Call for Papers for ACLA Conference Seminar
“The Literary Caribbean”
March 26-29, 2009
Harvard University, Cambridge, MA
Seminar Organizers: Emily A Maguire, Northwestern University, and Kahlil Chaar, New York University
As Edouard Glissant, Antonio Benítez Rojo, and other Caribbeanists have observed, the Caribbean is a paradigmatic space of cultural flows, connections and interruptions, a territory whose history and identity have been and are determined by errantry and up-rootedness. Thus, Caribbean literary production is often characterized as a practice of translation, negotiation, and appropriation, a power struggle with cultural traditions that span both sides of the Atlantic.
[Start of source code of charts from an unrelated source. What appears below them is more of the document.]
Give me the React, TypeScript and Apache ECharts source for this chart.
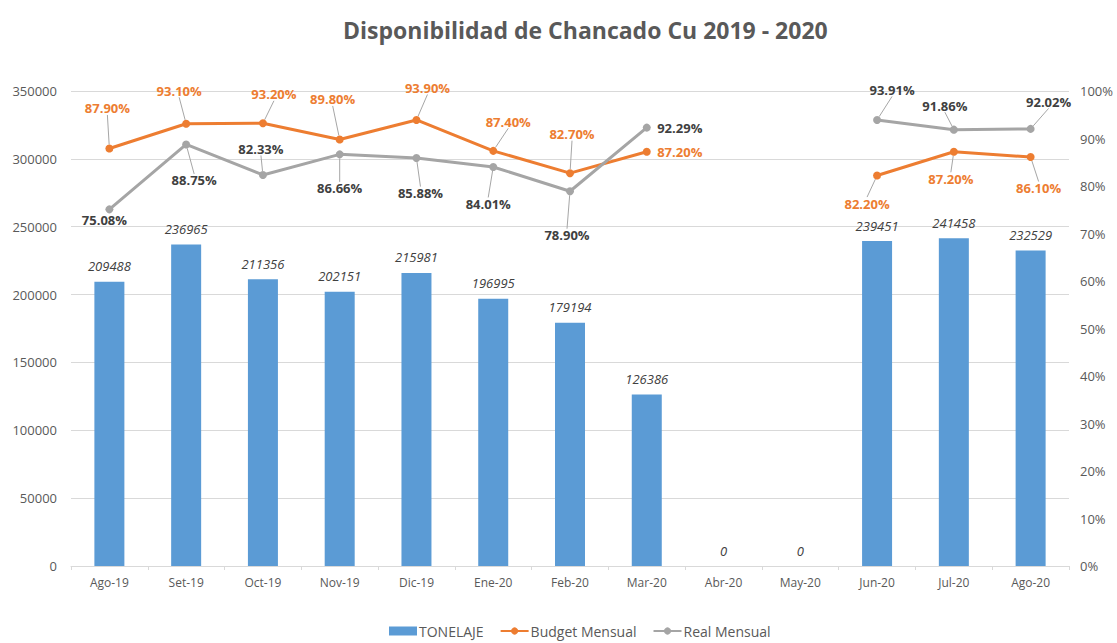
import React, { useEffect, useRef } from "react";
import * as echarts from "echarts";

const categories = ["Ago-19", "Set-19", "Oct-19", "Nov-19", "Dic-19", "Ene-20", "Feb-20", "Mar-20", "Abr-20", "May-20", "Jun-20", "Jul-20", "Ago-20"];
const tonelaje = [209488, 236965, 211356, 202151, 215981, 196995, 179194, 126386, 0, 0, 239451, 241458, 232529];
const budget: (number | null)[] = [87.9, 93.1, 93.2, 89.8, 93.9, 87.4, 82.7, 87.2, null, null, 82.2, 87.2, 86.1];
const real: (number | null)[] = [75.08, 88.75, 82.33, 86.66, 85.88, 84.01, 78.9, 92.29, null, null, 93.91, 91.86, 92.02];

// label offsets (dx, dy) from each point, as placed in the reference
const budgetOffsets: [number, number][] = [[-2, -40], [-7, -33], [11, -29], [-7, -40], [11, -32], [15, -29], [2, -39], [33, 0], [0, 0], [0, 0], [-10, 28], [-3, 27], [8, 31]];
const realOffsets: [number, number][] = [[-5, 11], [8, 36], [-2, -26], [0, 34], [4, 35], [-5, 37], [-3, 44], [33, 0], [0, 0], [0, 0], [15, -30], [-9, -24], [18, -27]];
const budgetNoLine = [7];
const realNoLine = [0, 7];

const FONT = "Open Sans";

export default function App() {
  const ref = useRef<HTMLDivElement>(null);
  useEffect(() => {
    if (!ref.current) return;
    const chart = echarts.init(ref.current, undefined, { renderer: "svg" });
    const mkData = (vals: (number | null)[], noLine: number[]) =>
      vals.map((v, i) => ({ value: v === null ? "-" : v, labelLine: { show: !noLine.includes(i) } }));
    const offsets = [null, budgetOffsets, realOffsets];
    chart.setOption({
      animation: false,
      textStyle: { fontFamily: FONT },
      title: {
        text: "Disponibilidad de Chancado Cu 2019 - 2020",
        left: 338,
        top: 13,
        textStyle: { fontFamily: FONT, fontSize: 23, fontWeight: "bold", color: "#595959" },
      },
      legend: {
        top: 619,
        left: 384,
        itemWidth: 28,
        itemHeight: 9,
        itemGap: 16,
        textStyle: { fontFamily: FONT, fontSize: 14, color: "#595959", padding: [0, 0, 0, -3] },
        data: [
          { name: "TONELAJE", icon: "rect" },
          { name: "Budget Mensual" },
          { name: "Real Mensual" },
        ],
      },
      grid: { left: 71, right: 48, top: 91, bottom: 77, containLabel: false },
      xAxis: {
        type: "category",
        data: categories,
        boundaryGap: true,
        axisLine: { lineStyle: { color: "#D9D9D9" } },
        axisTick: { show: true, length: 4, lineStyle: { color: "#D9D9D9" } },
        axisLabel: { fontFamily: FONT, fontSize: 12, color: "#595959", margin: 10 },
      },
      yAxis: [
        {
          type: "value",
          min: 0,
          max: 350000,
          interval: 50000,
          axisLine: { show: false },
          axisTick: { show: false },
          splitLine: { lineStyle: { color: "#D9D9D9" } },
          axisLabel: { fontFamily: FONT, fontSize: 13, color: "#595959", margin: 14, formatter: (v: number) => String(v) },
        },
        {
          type: "value",
          min: 0,
          max: 100,
          interval: 10,
          axisLine: { show: false },
          axisTick: { show: false },
          splitLine: { show: false },
          axisLabel: { fontFamily: FONT, fontSize: 13, color: "#595959", margin: 11, formatter: "{value}%" },
        },
      ],
      series: [
        {
          name: "TONELAJE",
          type: "bar",
          data: tonelaje,
          barWidth: 30,
          itemStyle: { color: "#5B9BD5" },
          label: {
            show: true,
            position: "top",
            distance: 9,
            fontFamily: FONT,
            fontSize: 13,
            fontStyle: "italic",
            color: "#404040",
          },
        },
        {
          name: "Budget Mensual",
          type: "line",
          yAxisIndex: 1,
          data: mkData(budget, budgetNoLine),
          connectNulls: false,
          symbol: "circle",
          symbolSize: 8,
          lineStyle: { color: "#ED7D31", width: 3 },
          itemStyle: { color: "#ED7D31" },
          z: 3,
          label: {
            show: true,
            position: "inside",
            fontFamily: FONT,
            fontSize: 13,
            fontWeight: "bold",
            color: "#ED7D31",
            formatter: (p: any) => Number(p.value).toFixed(2) + "%",
          },
          labelLine: { show: true, lineStyle: { color: "#A6A6A6", width: 1 } },
        },
        {
          name: "Real Mensual",
          type: "line",
          yAxisIndex: 1,
          data: mkData(real, realNoLine),
          connectNulls: false,
          symbol: "circle",
          symbolSize: 8,
          lineStyle: { color: "#A5A5A5", width: 3 },
          itemStyle: { color: "#A5A5A5" },
          z: 3,
          label: {
            show: true,
            position: "inside",
            fontFamily: FONT,
            fontSize: 13,
            fontWeight: "bold",
            color: "#404040",
            formatter: (p: any) => Number(p.value).toFixed(2) + "%",
          },
          labelLine: { show: true, lineStyle: { color: "#A6A6A6", width: 1 } },
        },
      ],
      labelLayout: (params: any) => {
        const offs = offsets[params.seriesIndex];
        if (!offs) return {};
        const o = offs[params.dataIndex];
        return { dx: o[0], dy: o[1] };
      },
    });
    return () => chart.dispose();
  }, []);
  return <div ref={ref} style={{ position: "fixed", left: 0, top: 0, width: 1117, height: 643, background: "#fff" }} />;
}
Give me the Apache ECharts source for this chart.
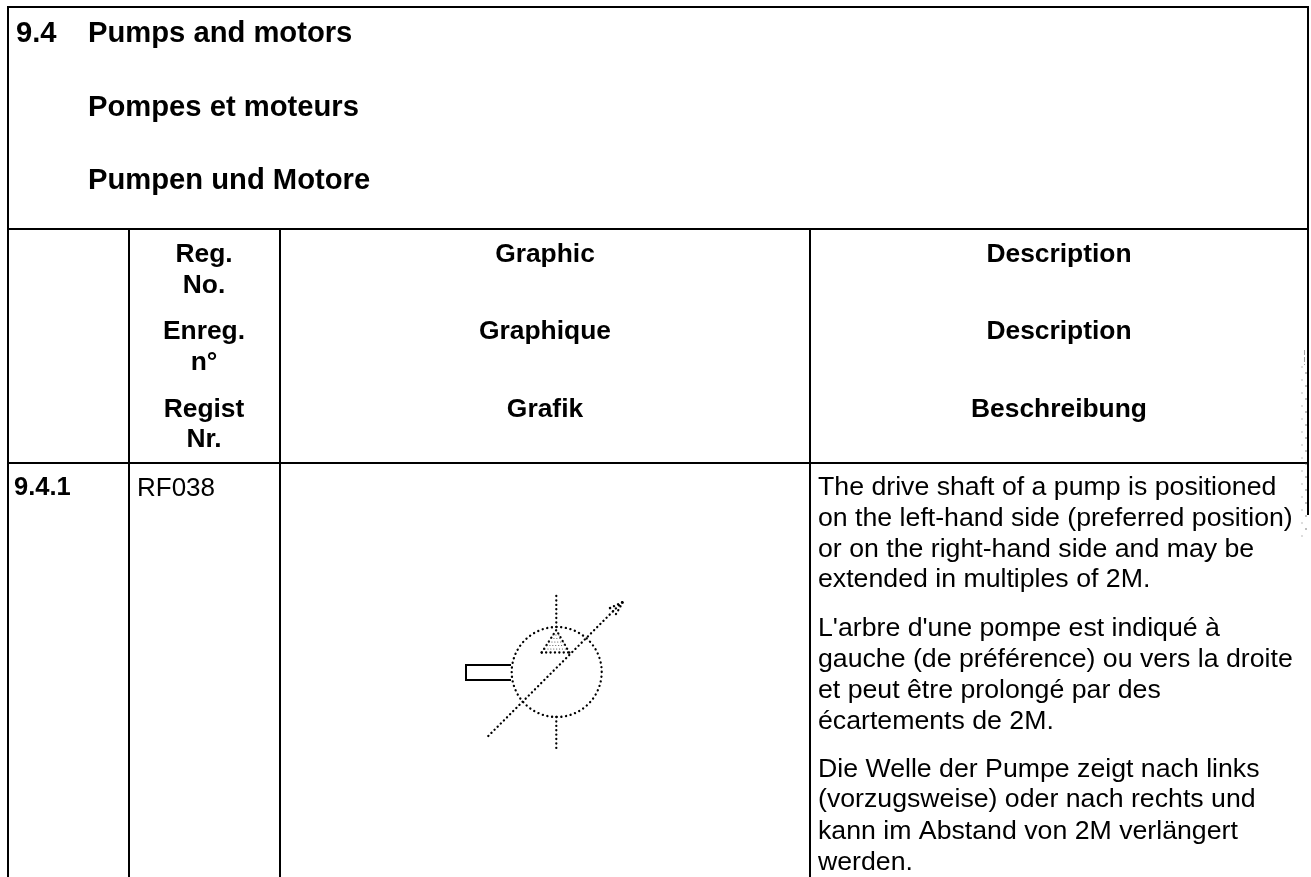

This panel aims to discuss these constructions of the fragmentary world of the literary Caribbean and in the process question the possibility and/or impossibility of defining the Caribbean as such. We welcome proposals that engage critically with these issues by offering new readings of exemplary texts and/or bringing marginal texts to light. Relevant questions include the following: In what ways do both the translation and mistranslation of languages, cultures and ideologies operate in the literary Caribbean? What dialogues and/or misreadings have become determining (even defining) elements of Caribbean literature? Is it possible to conceptualize Caribbean literary production beyond questions of identity, and what would be the impications of such thinking? What roles should narratives of nationhood and insularity play in a re-envisioning of the Caribbean literary archipielago?